What do transportation professionals know about managing vehicle fleets that party rental professionals may not?
"If you're not in the trucking business, you may be looking at your vehicles as a necessary evil," says Tom Moore, editor of Fleet Owner, part of Intertec Publishing and a sister publication to Special Events Magazine. "But you have to turn that thinking around, so that you don't see your trucks as liabilities but as assets."
Rule No. 1: "Wrap the right truck around your load," Moore says; don't force the load to fit the truck. In other words, analyze what you are hauling, then decide what types and sizes of vehicles you need.
Rule No. 2: "Those trucks aren't making money for you if they are parked," Moore cautions.
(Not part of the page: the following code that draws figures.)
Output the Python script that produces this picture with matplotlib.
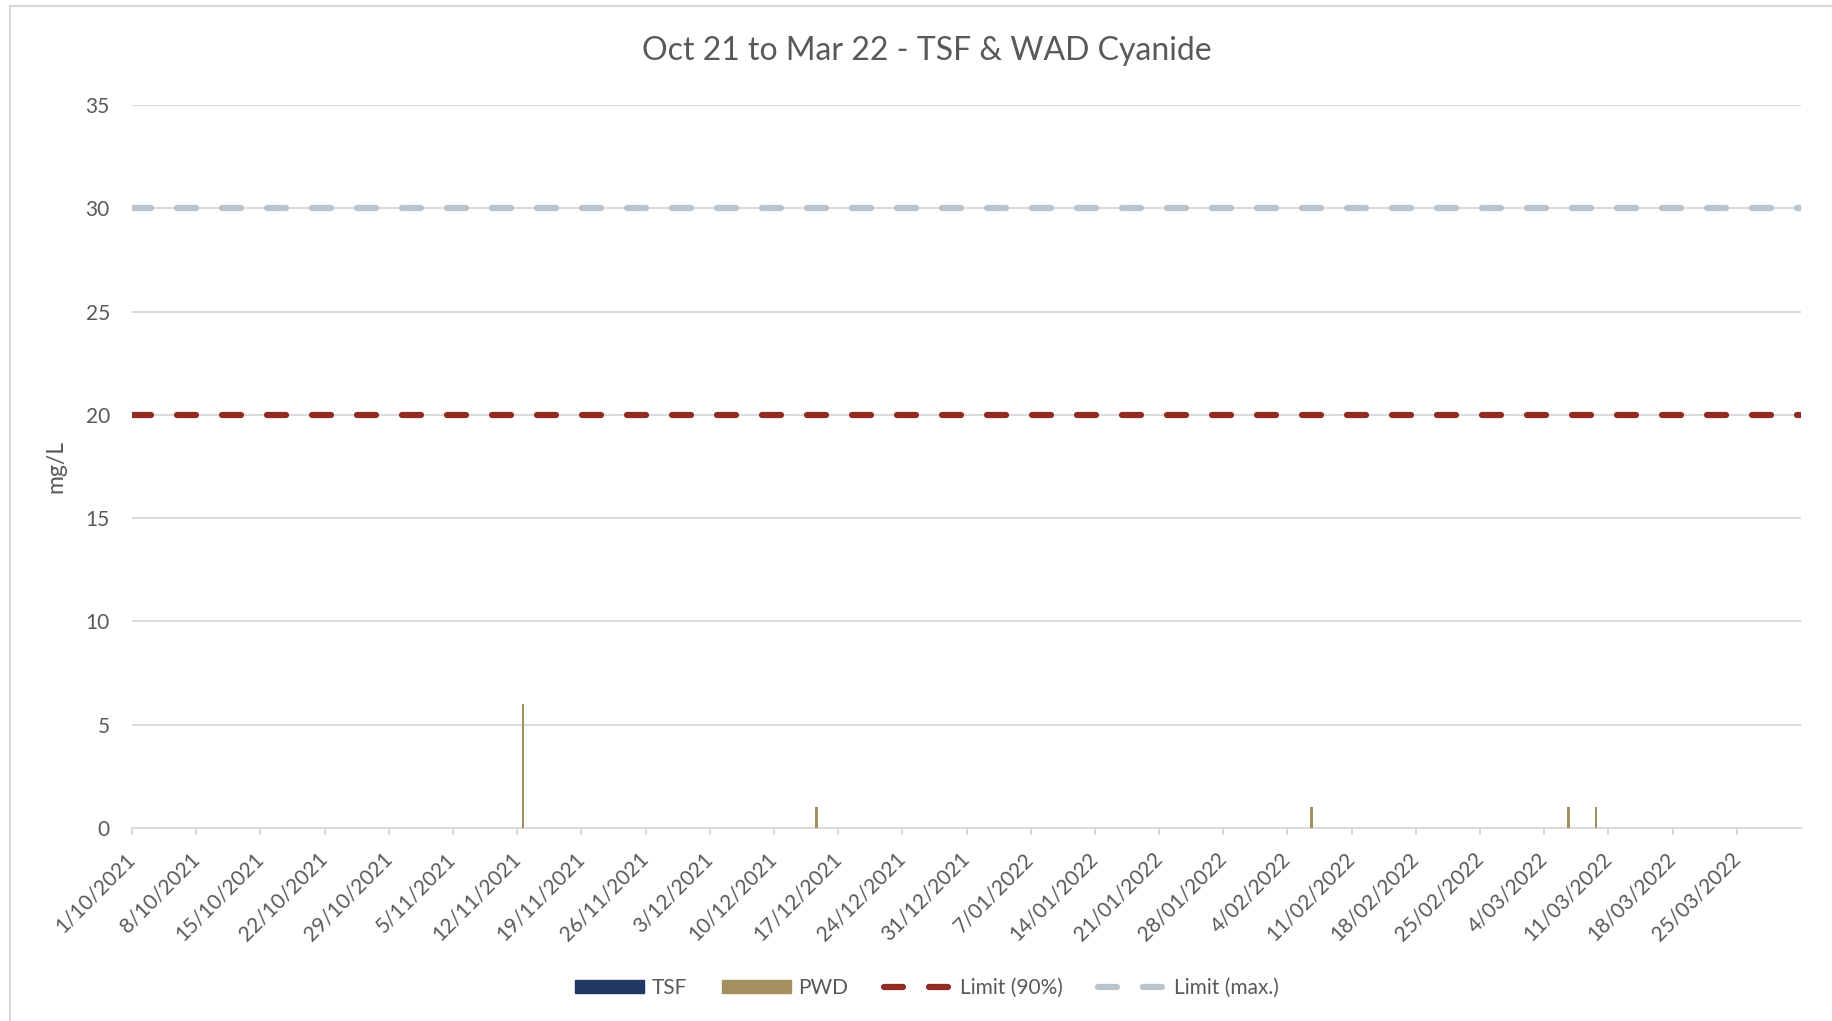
import numpy as np
import matplotlib
matplotlib.use('Agg')
import matplotlib.pyplot as plt
import matplotlib.dates as mdates
from matplotlib.patches import Patch
from matplotlib.lines import Line2D

plt.rcParams['font.family'] = ['Lato', 'DejaVu Sans']

# data
bar_dates = np.array(['2021-11-12', '2021-12-14', '2022-02-06', '2022-03-06', '2022-03-09'],
                     dtype='datetime64[D]')
tsf = [0, 0, 0, 0, 0]
pwd = [6, 1, 1, 1, 1]
limit_90 = 20
limit_max = 30
x_start = np.datetime64('2021-10-01')
x_end = np.datetime64('2022-04-01')
tick_dates = np.arange(x_start, np.datetime64('2022-03-26'), np.timedelta64(7, 'D'))

grey_txt = '#595959'
grid_c = '#D9D9D9'
tsf_c = '#1F3864'
pwd_c = '#A48F5F'
red_c = '#922B21'
lgrey_c = '#BAC4CA'
fs = 15

fig = plt.figure(figsize=(18.32, 10.21), dpi=100)
ax = fig.add_axes([132/1832, 1 - 828/1021, (1801-132)/1832, (828-105)/1021])

xb = mdates.date2num(bar_dates) + 0.5
w = 0.28
ax.bar(xb - w/2, tsf, width=w, color=tsf_c, zorder=3)
ax.bar(xb + w/2, pwd, width=w, color=pwd_c, zorder=3)

lw = 4.5
dash = (3.04, 4.16)
ax.axhline(limit_max, color=lgrey_c, lw=lw, dashes=dash, dash_capstyle='round', zorder=4)
ax.axhline(limit_90, color=red_c, lw=lw, dashes=dash, dash_capstyle='round', zorder=4)

ax.set_xlim(mdates.date2num(x_start), mdates.date2num(x_end))
ax.set_ylim(0, 35)
ax.set_yticks(range(0, 36, 5))
ax.yaxis.grid(True, color=grid_c, lw=1.4, zorder=0)
ax.set_axisbelow(True)

ax.set_xticks(mdates.date2num(tick_dates))
labels = [f'{d.day}/{d.month:02d}/{d.year}' for d in tick_dates.astype(object)]
ax.set_xticklabels(labels, rotation=45, ha='right', va='center', rotation_mode='anchor')

for s in ['top', 'right', 'left']:
    ax.spines[s].set_visible(False)
ax.spines['bottom'].set_color(grid_c)
ax.spines['bottom'].set_linewidth(1.4)
ax.tick_params(axis='x', colors=grid_c, length=5, width=1.4, labelcolor=grey_txt,
               labelsize=fs, pad=15)
ax.tick_params(axis='y', length=0, labelcolor=grey_txt, labelsize=fs, pad=16)

ax.set_ylabel('mg/L', color=grey_txt, fontsize=16.5, labelpad=14)
fig.text(927/1832, 1 - 51/1021, 'Oct 21 to Mar 22 - TSF & WAD Cyanide',
         ha='center', va='center', fontsize=23, color=grey_txt)

handles = [Patch(color=tsf_c), Patch(color=pwd_c),
           Line2D([], [], color=red_c, lw=lw, dashes=dash, dash_capstyle='round'),
           Line2D([], [], color=lgrey_c, lw=lw, dashes=dash, dash_capstyle='round')]
leg = fig.legend(handles, ['TSF', 'PWD', 'Limit (90%)', 'Limit (max.)'], loc='center',
                 bbox_to_anchor=(927/1832, 1 - 988/1021), ncol=4, frameon=False,
                 fontsize=fs, handlelength=3.3, handleheight=0.6, handletextpad=0.35,
                 columnspacing=1.7)
for t in leg.get_texts():
    t.set_color(grey_txt)

# outer chart border (top and left visible)
fig.add_artist(Line2D([10/1832, 1], [1 - 6/1021, 1 - 6/1021], color=grid_c, lw=1.5))
fig.add_artist(Line2D([10/1832, 10/1832], [0, 1 - 6/1021], color=grid_c, lw=1.5))

fig.savefig('out.png', dpi=100)
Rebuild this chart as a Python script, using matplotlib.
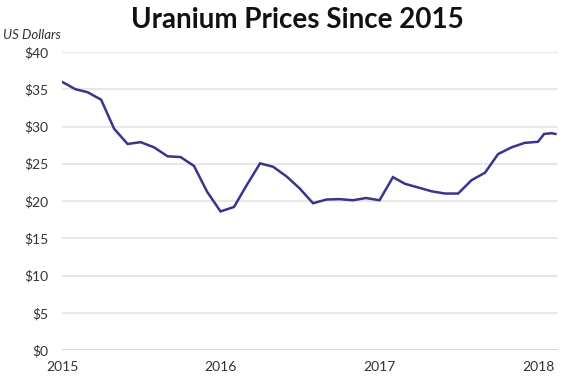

This means designing your fleet so that you have enough capacity for your busy times, but not so much that trucks sit idle during business lulls. The answer for many party rental companies is complementing the fleet of trucks they own with leased vehicles during busy seasons.
Is your truck parked because it has broken down? With the hectic pace of party rentals, where trucks can easily run 12-hour days seven days a week, preventive maintenance-what fleet professionals call "PM"-is key. "It's easy to fall off track on maintenance when you have multiple drivers for your vehicles," notes Michael Williams, regional sales manager for GE Capital Fleet Services of Minneapolis, which offers professional fleet management services. "But you have to stay on a PM schedule."
The heavy city driving that many party rental trucks do "with all those starts and stops is very hard use," Williams says. "On trucks, PM has a lot to do with brakes," which in city driving become a safety concern as well as an operational concern. It's one thing to veer into an open field because you can't stop, quite another to veer into another vehicle.
Professional fleet managers look beyond the purchase price of a vehicle to determine its true cost. "You don't want to drive your vehicles until they fall apart," Williams says. "You want to cycle them at the right time. By doing so, you avoid downtime and expensive repairs. You find you can drive a newer truck for less money."
Besides helping fleet owners stick with preventive maintenance schedules and determine vehicle life cycles, fleet management services can also help save money by monitoring fuel purchases. "When you hand over a credit card to a driver, it could be used to purchase a six-pack of Coke along with the gas, and it all adds up," Williams says. "We have an electronic fuel-purchase program with point-of-sale technology. It can be used to restrict purchases to fuel only."